Code that draws figures
※ ※ ※

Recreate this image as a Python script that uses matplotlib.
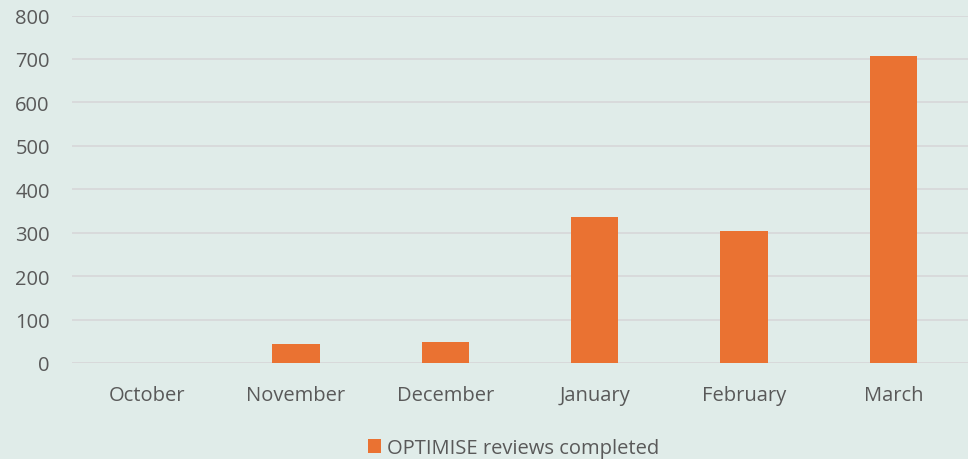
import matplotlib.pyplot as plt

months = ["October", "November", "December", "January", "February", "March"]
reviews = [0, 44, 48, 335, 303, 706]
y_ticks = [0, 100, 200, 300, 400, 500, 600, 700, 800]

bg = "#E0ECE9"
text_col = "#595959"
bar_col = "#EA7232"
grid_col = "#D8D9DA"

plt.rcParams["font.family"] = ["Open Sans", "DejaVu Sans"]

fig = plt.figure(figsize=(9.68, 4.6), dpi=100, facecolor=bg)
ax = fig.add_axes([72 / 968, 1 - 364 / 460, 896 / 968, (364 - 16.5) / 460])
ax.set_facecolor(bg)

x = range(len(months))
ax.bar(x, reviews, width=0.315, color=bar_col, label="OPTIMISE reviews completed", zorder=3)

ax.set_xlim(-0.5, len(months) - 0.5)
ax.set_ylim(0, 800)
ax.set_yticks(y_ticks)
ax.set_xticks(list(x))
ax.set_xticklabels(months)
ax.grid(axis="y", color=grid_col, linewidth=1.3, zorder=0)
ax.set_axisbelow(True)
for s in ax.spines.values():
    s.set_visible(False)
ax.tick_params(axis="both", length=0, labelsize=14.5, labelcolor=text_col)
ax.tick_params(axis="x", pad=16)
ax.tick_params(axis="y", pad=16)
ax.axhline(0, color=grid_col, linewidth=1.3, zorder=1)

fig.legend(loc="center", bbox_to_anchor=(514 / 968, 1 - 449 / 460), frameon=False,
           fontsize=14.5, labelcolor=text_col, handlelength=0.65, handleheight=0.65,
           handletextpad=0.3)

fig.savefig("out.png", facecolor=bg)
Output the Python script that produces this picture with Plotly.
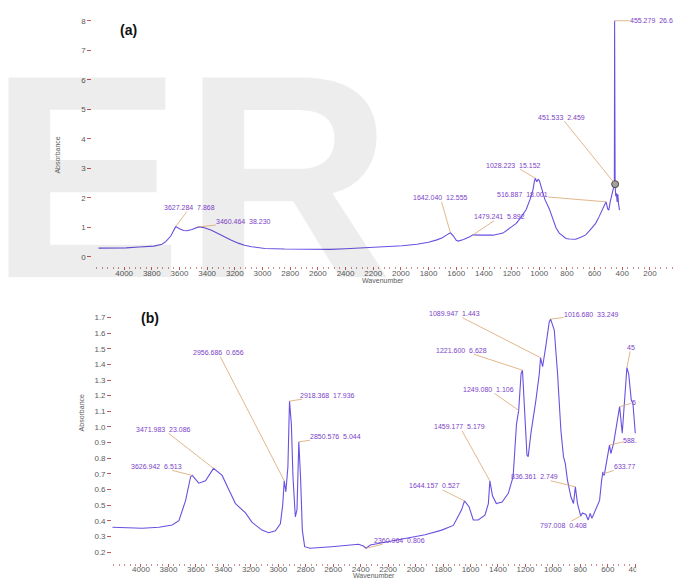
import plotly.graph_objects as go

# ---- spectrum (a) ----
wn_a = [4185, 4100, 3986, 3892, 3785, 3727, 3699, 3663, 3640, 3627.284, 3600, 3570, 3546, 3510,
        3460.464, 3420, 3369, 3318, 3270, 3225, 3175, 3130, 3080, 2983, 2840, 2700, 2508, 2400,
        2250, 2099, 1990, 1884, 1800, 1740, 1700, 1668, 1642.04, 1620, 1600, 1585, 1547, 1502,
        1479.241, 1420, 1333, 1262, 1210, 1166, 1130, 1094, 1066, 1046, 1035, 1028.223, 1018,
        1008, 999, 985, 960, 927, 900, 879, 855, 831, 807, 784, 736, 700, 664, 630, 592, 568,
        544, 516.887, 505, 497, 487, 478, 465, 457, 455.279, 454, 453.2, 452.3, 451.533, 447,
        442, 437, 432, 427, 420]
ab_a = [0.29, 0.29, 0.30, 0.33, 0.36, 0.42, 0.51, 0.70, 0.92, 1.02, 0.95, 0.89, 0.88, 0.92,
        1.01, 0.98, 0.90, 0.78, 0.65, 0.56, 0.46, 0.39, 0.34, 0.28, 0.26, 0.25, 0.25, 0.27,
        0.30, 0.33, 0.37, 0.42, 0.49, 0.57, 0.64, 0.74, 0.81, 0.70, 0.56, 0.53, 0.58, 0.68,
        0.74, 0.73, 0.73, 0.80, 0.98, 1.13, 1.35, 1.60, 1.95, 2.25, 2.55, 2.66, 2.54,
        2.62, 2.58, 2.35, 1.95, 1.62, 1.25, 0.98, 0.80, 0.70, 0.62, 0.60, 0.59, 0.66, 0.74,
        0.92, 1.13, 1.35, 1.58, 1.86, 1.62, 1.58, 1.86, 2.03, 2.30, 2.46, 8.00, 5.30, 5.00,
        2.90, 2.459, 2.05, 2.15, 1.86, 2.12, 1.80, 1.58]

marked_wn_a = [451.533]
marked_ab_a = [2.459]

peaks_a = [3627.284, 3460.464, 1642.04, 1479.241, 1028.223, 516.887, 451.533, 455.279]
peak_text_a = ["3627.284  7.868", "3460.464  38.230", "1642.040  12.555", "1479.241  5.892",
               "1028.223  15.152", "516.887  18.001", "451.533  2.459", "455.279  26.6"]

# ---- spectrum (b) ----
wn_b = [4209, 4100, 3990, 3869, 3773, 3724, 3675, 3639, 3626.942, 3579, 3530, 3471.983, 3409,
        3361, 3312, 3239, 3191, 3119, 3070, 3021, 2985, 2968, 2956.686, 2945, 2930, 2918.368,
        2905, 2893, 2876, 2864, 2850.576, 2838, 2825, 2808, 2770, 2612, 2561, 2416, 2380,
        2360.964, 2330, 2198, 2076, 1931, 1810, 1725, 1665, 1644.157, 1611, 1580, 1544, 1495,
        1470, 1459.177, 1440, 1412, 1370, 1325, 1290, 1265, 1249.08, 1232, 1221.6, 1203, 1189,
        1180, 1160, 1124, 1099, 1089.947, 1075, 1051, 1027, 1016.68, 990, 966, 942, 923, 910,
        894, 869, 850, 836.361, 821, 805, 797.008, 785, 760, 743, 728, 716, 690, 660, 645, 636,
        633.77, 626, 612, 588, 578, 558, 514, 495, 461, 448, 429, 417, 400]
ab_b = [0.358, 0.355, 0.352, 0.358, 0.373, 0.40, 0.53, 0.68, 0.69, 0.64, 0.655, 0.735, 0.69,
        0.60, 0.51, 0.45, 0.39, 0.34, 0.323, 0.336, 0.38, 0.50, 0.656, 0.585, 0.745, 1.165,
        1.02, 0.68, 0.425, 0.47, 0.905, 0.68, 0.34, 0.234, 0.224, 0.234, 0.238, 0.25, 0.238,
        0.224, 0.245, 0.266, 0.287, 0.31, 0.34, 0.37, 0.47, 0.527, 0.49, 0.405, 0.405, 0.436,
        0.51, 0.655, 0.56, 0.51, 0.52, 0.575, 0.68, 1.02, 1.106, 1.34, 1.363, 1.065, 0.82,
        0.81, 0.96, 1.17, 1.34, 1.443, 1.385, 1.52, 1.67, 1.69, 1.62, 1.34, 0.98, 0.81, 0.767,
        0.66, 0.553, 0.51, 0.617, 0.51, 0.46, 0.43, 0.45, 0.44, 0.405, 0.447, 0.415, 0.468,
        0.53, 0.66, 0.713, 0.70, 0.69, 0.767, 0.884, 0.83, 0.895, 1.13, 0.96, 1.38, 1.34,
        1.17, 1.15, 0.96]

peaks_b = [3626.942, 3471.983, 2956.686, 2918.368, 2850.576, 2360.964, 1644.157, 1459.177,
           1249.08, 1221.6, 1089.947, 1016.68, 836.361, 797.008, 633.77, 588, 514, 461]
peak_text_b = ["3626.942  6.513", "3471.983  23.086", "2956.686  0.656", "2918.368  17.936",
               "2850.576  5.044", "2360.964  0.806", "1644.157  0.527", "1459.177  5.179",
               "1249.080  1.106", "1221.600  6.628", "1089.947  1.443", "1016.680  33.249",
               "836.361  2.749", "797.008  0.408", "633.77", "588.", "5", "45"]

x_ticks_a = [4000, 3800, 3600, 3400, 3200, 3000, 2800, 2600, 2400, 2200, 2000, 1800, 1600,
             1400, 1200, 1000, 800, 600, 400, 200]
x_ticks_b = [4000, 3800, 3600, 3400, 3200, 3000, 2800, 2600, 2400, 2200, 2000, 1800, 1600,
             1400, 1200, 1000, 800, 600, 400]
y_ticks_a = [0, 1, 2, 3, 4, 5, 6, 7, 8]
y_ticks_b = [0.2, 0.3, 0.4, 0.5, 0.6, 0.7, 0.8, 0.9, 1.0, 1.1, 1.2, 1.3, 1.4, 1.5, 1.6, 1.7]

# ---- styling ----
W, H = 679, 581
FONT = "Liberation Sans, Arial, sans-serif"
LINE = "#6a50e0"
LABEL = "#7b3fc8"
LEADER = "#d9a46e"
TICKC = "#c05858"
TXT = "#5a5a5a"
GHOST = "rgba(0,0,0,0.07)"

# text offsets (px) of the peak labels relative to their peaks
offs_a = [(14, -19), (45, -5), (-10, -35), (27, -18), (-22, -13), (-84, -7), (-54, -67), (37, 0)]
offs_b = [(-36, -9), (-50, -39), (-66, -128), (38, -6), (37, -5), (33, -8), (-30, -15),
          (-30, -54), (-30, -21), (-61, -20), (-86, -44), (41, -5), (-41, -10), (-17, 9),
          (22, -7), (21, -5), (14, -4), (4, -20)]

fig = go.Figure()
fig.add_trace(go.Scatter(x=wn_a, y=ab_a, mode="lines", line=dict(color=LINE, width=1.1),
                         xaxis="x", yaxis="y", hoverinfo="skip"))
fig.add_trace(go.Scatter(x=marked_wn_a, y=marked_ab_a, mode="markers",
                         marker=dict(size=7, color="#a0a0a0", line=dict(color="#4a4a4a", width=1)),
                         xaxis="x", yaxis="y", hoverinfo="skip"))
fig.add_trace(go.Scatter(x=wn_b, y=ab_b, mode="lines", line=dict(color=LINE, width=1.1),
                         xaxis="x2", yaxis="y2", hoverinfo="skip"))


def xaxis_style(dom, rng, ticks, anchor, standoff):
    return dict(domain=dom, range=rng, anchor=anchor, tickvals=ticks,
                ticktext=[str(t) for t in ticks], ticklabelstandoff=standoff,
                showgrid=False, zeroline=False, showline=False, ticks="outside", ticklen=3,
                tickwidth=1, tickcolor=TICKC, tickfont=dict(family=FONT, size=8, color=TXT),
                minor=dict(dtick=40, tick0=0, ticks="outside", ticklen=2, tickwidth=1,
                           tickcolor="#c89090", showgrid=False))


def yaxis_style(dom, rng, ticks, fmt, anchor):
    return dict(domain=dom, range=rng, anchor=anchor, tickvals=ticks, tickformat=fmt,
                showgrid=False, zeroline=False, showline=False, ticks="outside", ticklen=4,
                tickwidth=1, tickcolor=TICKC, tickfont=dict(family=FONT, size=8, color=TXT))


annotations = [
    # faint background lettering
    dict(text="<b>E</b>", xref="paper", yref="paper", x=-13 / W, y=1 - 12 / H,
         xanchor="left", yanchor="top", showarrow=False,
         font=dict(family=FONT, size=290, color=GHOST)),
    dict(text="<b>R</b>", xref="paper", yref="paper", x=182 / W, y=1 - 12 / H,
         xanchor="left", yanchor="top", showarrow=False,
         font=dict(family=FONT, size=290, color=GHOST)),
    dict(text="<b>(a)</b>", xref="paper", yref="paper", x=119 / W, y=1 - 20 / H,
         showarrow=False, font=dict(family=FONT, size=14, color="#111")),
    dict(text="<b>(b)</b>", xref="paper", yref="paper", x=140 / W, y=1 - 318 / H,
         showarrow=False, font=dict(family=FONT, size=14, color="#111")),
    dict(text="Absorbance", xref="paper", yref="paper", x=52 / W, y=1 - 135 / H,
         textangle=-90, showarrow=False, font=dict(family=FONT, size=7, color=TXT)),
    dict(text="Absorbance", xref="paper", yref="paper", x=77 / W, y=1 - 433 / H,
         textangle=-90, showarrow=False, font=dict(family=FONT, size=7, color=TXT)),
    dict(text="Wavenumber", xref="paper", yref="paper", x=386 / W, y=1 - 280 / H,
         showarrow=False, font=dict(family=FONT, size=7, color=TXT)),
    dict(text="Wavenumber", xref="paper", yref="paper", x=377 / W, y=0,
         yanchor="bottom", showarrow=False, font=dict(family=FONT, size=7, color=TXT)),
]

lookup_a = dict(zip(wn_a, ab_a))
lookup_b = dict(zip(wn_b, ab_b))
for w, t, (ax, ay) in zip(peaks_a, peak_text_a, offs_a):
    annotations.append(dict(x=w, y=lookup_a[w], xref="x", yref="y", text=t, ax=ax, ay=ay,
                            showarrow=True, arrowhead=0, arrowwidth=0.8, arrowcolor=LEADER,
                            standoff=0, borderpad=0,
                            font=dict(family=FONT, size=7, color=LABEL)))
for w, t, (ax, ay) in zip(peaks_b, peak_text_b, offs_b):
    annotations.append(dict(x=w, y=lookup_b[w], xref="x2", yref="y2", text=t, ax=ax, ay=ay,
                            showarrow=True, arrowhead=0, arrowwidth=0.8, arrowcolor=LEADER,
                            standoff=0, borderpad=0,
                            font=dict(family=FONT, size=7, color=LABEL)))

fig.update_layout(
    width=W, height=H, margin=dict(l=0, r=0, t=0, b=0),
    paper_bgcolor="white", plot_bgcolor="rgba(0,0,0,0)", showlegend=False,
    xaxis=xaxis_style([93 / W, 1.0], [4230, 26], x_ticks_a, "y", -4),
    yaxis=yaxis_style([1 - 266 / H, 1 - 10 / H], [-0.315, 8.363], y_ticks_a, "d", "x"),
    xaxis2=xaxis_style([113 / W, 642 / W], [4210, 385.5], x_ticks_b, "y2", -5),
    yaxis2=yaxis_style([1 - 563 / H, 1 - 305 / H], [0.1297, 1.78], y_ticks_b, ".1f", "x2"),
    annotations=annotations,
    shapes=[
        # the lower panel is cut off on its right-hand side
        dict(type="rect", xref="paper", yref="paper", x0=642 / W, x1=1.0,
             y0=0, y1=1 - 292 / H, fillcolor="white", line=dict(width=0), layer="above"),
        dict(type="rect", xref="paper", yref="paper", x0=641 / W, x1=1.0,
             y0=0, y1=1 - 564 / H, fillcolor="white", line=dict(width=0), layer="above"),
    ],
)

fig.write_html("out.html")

※ ※ ※

> [Directions]: From the records above, copy exactly the stretch from the line holding "Output the Python" through the line holding "import plotly.graph_objects as go", both ends included, without the pictures.

> [Task answer]:
Output the Python script that produces this picture with Plotly.
import plotly.graph_objects as go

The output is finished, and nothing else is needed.